For a director's hotel room, I was a little disappointed. There were no papers strewn across the floor, no posse, no cocaine buffet, no passed-out hooker. There was, I guess, no Hollywood.
As I sat in his suite at the Four Seasons in downtown Boston, I got the feeling that, to Richard Shepard, it hadn't all sunk in - and maybe he likes it that way.
"Can you tell the front desk to stop calling up here?" he modestly asks a publicist, not his own. "They keep telling me I have to check out."
Before his new film, "The Matador," in which Pierce Brosnan plays a slimy hit man who befriends an out-of-luck business associate played by Greg Kinnear, Shepard had a long but unremarkable resume (including 1999's "Oxygen" and "Mercy" from 1996). You've never seen his movies, and you've never heard of them. Trust me.
Maybe that's what creates the unmistakable enthusiasm in Shepard's eye: he's not a kid who's in way over his head; he's a professional who is finally figuring out the game.
BM: What was it like filming in Mexico City?
RS: Well, you know the whole movie was filmed in Mexico. Denver was filmed there, Budapest, and Manila; it's the magic of the movies. I would say that it was really great on every level. First, it's just a beautiful, interesting, crazy city and that energy sort of invaded our film set.
You talk about a combo of studio and indie [film styles]...It's an accessible movie, but maybe it's interesting and a little more different than your average crappy studio movie... But the city kind of brought out our indie side; it was a little run-and-gun.
Sometimes, you know, there's so much traffic that you can't shoot where you think you're going to shoot, because you can't even get there, so you have to kind of improvise and everyone was up for it; it was never a case of "Where's my trailer? My trailer's not big enough!"
It was more like, "Okay, well there's a marching band and a parade, and we can't shoot this scene, so let's shoot another scene and we'll figure it out..."

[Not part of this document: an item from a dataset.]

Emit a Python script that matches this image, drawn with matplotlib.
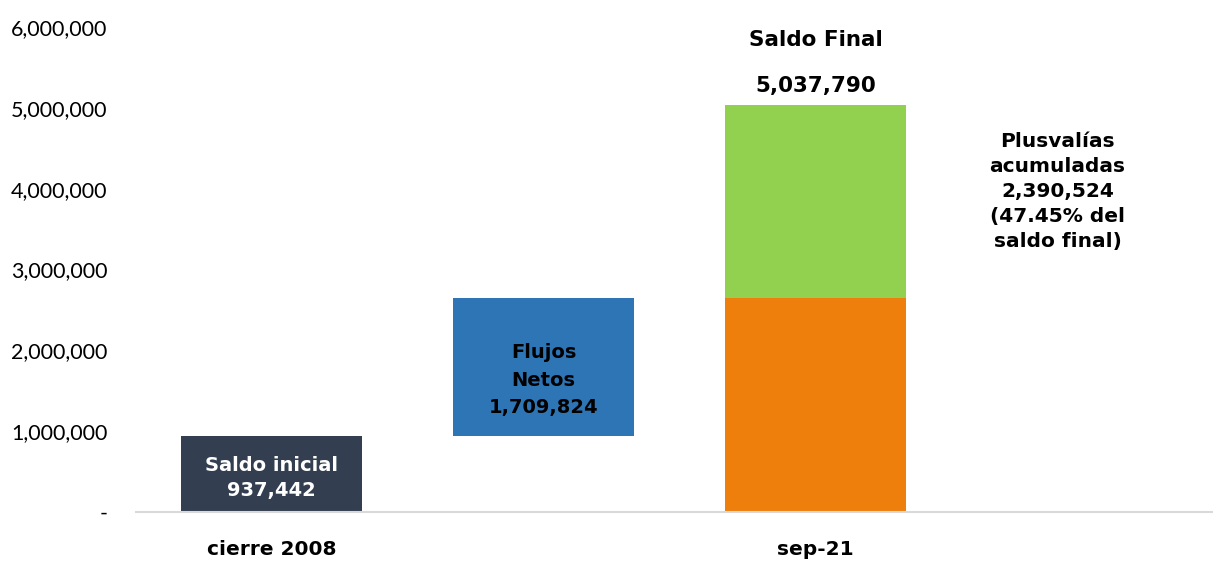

BM: Getting back to the characters, it seems as though Greg's character wants a bit of Pierce's character, and vice versa. Did you direct them to experience this tension, or did it come naturally for them?
RS: When I cast Greg, who's such a great comic actor but also has a good dramatic side as well, I knew I was getting as good as I would possibly get for that part, and I knew that there would be tension between them. And they're both smart enough actors to sort of use what was happening between them for the movie.
My job as a director is [that] you don't really direct good actors, specifically, like you direct a child, a first-time actor, or a dog. But when you're dealing with movie stars, you kind of just set the scene for them. You make sure that the set is right, that the costumes are right, that props are right, that their co-stars are right, that the dialogue is right, and then you sort of just let them go, and you steer them a little bit.
But you're not sitting them down and getting the performance out of them. If you're doing that, you're in deep s--t; you don't have enough time to do that.
BM: Will you be going back to the indie genre?
RS: To me, even though this is a $10 million movie and it has big movie stars and it looks like a big movie, it still was indie in spirit because the script that I wrote is the script that I filmed; the film that I finished cutting is the film that is being released.
It wasn't changed because some audience member couldn't handle that Pierce was sexually ambiguous [or that] someone at the test screening was like, "I don't like that he's mean to children," and suddenly the studio is like, "He's mean to children; we must cut it out, we must make him likable." No, this is what it was. So it is indie in spirit. But if your question is whether I will go back to a lower-budget movie, the answer is yes, because if there's a movie I want to make and no one will give me real money for it, I'll go and make it for nothing, because I just love making movies.
I think a lot of times people get to the point where's it's like, "Well, we can't raise the $10 million; we can't make this movie." And my feeling is like, "Well, then make it for $250,000 if you care that much about it..."
If "[The] Blair Witch Project" had been... if someone had given them $25 million and suddenly there's some kid from "Dawson's Creek" and whatever in that movie, it wouldn't have been nearly as good, because that movie needed to be real.
I was ready to make "The Matador" for $250,000. I'm a big believer that you should make your own opportunity.
BM: And finally, are you a writer or a director?
RS: I am a writer who writes his material so that I can direct. But I'm a filmmaker and a storyteller, I think.
And I feel like I am just finally really getting good at writing. I've written for a long time, I've had movies made, I've done things, but I'm finally in a groove and finding my voice, maybe. And some people find it at a much younger age, and some people don't ever find it. I mean, I just feel like I'm finding it now.
"The Matador" was an amazing experience for me; it opened a lot of doors for me [and] I learned a lot on it. I love to write, but I also love to actually get on the set and make the movie, because that's where actual accidents happen and excitement happens and stuff happens, in a good way.